Most people remember exactly where they were that morning. Even those who were children at the time can tell you what they felt and how they saw their futures shifting in front of them. Multiple generations stomached a historic moment.
It’s been 17 years since the attacks, and the newest generation of Americans have no memory of that fateful day. The youngest alive then were too young to remember. Some yet, now on the cusp of adulthood, almost eligible for military service today, hadn’t even been born. Sept. 11 is taught in history classes across the country, to children and young adults with only a vague recollection of the events or no immediate experience of the day at all.

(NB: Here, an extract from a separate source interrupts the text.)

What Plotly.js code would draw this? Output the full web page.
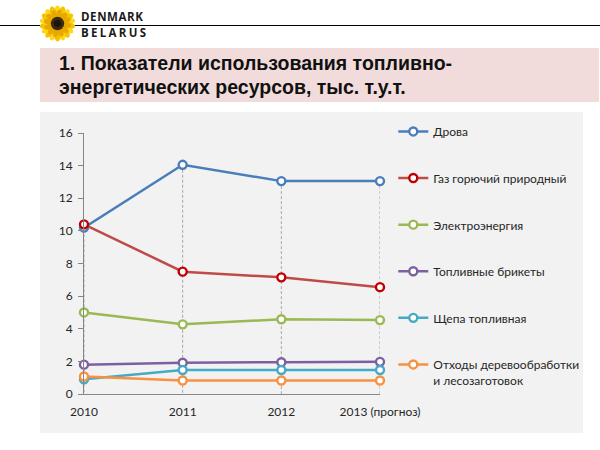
<!DOCTYPE html>
<html>
<head>
<meta charset="utf-8">
<script src="https://cdn.plot.ly/plotly-3.0.1.min.js"></script>
<style>
  html, body { margin:0; padding:0; width:600px; height:450px; background:#fff; overflow:hidden; }
  #hline { position:absolute; left:0; top:24.5px; width:600px; height:1.6px; background:#000; }
  #logo { position:absolute; left:39px; top:5px; width:37px; height:37px; }
  #brand1, #brand2 { position:absolute; left:81px; font-family:"Open Sans", "DejaVu Sans", sans-serif; font-weight:700; font-size:11.5px; color:#1a1a1a; line-height:12px; height:12px; }
  #brand1 { top:11px; letter-spacing:0.6px; }
  #brand2 { top:27px; letter-spacing:2.3px; }
  #titlebox { position:absolute; left:40px; top:48px; width:559px; height:54px; background:#F2DCDB; }
  #titletext { position:absolute; left:19px; top:3px; font-family:"Liberation Sans", Arial, sans-serif; font-weight:700; font-size:19.5px; line-height:24px; color:#111; }
  #chart { position:absolute; left:40px; top:112px; width:543px; height:321px; background:#F2F2F2; }
</style>
</head>
<body>
<div id="hline"></div>
<svg id="logo" viewBox="-18 -18 36 36">
  <g id="petals"></g>
  <circle cx="0" cy="0" r="6.5" fill="#3b2a12"/>
  <circle cx="0" cy="0" r="3.5" fill="#1e140a"/>
</svg>
<div id="brand1">DENMARK</div>
<div id="brand2">BELARUS</div>
<div id="titlebox"><div id="titletext">1. Показатели использования топливно-<br>энергетических ресурсов, тыс. т.у.т.</div></div>
<div id="chart"></div>
<script>
// ---- decorative sunflower petals ----
(function(){
  var g = document.getElementById('petals'), s = '';
  for (var i = 0; i < 18; i++) {
    s += '<ellipse cx="0" cy="-11" rx="3.2" ry="6.5" fill="' + (i % 2 ? '#f5c400' : '#ffd81a') + '" transform="rotate(' + (i * 20) + ')"/>';
  }
  for (var j = 0; j < 12; j++) {
    s += '<ellipse cx="0" cy="-9" rx="2.6" ry="4.5" fill="#e8a800" transform="rotate(' + (j * 30 + 10) + ')"/>';
  }
  g.innerHTML = s;
})();

// ---- data ----
var categories = ["2010", "2011", "2012", "2013 (прогноз)"];
var seriesNames = ["Дрова", "Газ горючий природный", "Электроэнергия", "Топливные брикеты", "Щепа топливная", "Отходы деревообработки<br>и лесозаготовок"];
var drova      = [10.2, 14.05, 13.05, 13.05];
var gaz        = [10.4, 7.5, 7.15, 6.55];
var elektro    = [5.0, 4.27, 4.58, 4.53];
var brikety    = [1.8, 1.92, 1.95, 1.97];
var shchepa    = [0.9, 1.47, 1.47, 1.47];
var otkhody    = [1.07, 0.83, 0.83, 0.83];
var yTicks     = [0, 2, 4, 6, 8, 10, 12, 14, 16];

var allSeries = [drova, gaz, elektro, brikety, shchepa, otkhody];
var lineColors   = ["#4A7EBB", "#BE4B48", "#98B954", "#7D60A0", "#46AAC5", "#F69240"];
var markerColors = ["#4A7EBB", "#C00000", "#98B954", "#7D60A0", "#46AAC5", "#F69240"];

// drop lines from the highest value in each category down to zero
var dropX = [], dropY = [];
categories.forEach(function(c, i){
  var m = Math.max.apply(null, allSeries.map(function(s){ return s[i]; }));
  dropX.push(c, c, null); dropY.push(m, 0, null);
});

var traces = [{
  x: dropX, y: dropY, mode: 'lines', type: 'scatter',
  line: {color: '#A6A6A6', width: 1, dash: '3px,2px'},
  showlegend: false, hoverinfo: 'skip', cliponaxis: false
}];
allSeries.forEach(function(s, k){
  traces.push({
    x: categories, y: s, name: seriesNames[k], type: 'scatter', mode: 'lines+markers',
    legendgroup: 'g' + k, cliponaxis: false,
    line: {color: lineColors[k], width: 2.5},
    marker: {symbol: 'circle', size: 8, color: '#FFFFFF', line: {color: markerColors[k], width: 2.4}}
  });
});

var font = {family: 'Lato, "Open Sans", sans-serif', size: 12, color: '#262626'};
var layout = {
  width: 543, height: 321,
  margin: {l: 43.5, r: 203, t: 21, b: 39},
  paper_bgcolor: '#F2F2F2', plot_bgcolor: '#F2F2F2',
  font: font,
  showlegend: true,
  legend: {
    xref: 'container', yref: 'container',
    x: 0.6506, xanchor: 'left', y: 0.984, yanchor: 'top',
    bgcolor: 'rgba(0,0,0,0)', font: font, maxheight: 330,
    traceorder: 'grouped', tracegroupgap: 27.6, itemwidth: 30, valign: 'top'
  },
  xaxis: {
    type: 'category', range: [0, 3], showgrid: false, zeroline: false,
    showline: true, linecolor: '#868686', linewidth: 1,
    ticks: '', ticklabelstandoff: 7, tickfont: font, automargin: false
  },
  yaxis: {
    range: [0, 16], tickvals: yTicks, showgrid: false, zeroline: false,
    showline: true, linecolor: '#868686', linewidth: 1,
    ticks: 'outside', ticklen: 5, tickcolor: '#868686', ticklabelstandoff: 3, tickfont: font, automargin: false
  }
};
Plotly.newPlot('chart', traces, layout, {staticPlot: true, displayModeBar: false});
</script>
</body>
</html>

That’s why this anniversary and every one that follows are so important. Those of us who lived through Sept. 11 must make sure succeeding generations understand the weight of that day and how it changed our lives – and theirs.
For those of us who served, we need to share our stories of willingly passing up the future we might have had in order to enlist in the military and deploying all over the world because of a single day of inspiration. We must talk about the pain we saw and the resolve we felt to avenge those who fell and protect those who survived.
On this Patriot Day, we remember the lives of all those lost in New York, Arlington, and Shanksville nearly two decades ago. We honor the courage and sacrifice of all those who stepped up in the wake of tragedy to help those around them. We thank those who put on a uniform – yesterday, today, and tomorrow – to bring an end to terror around the world.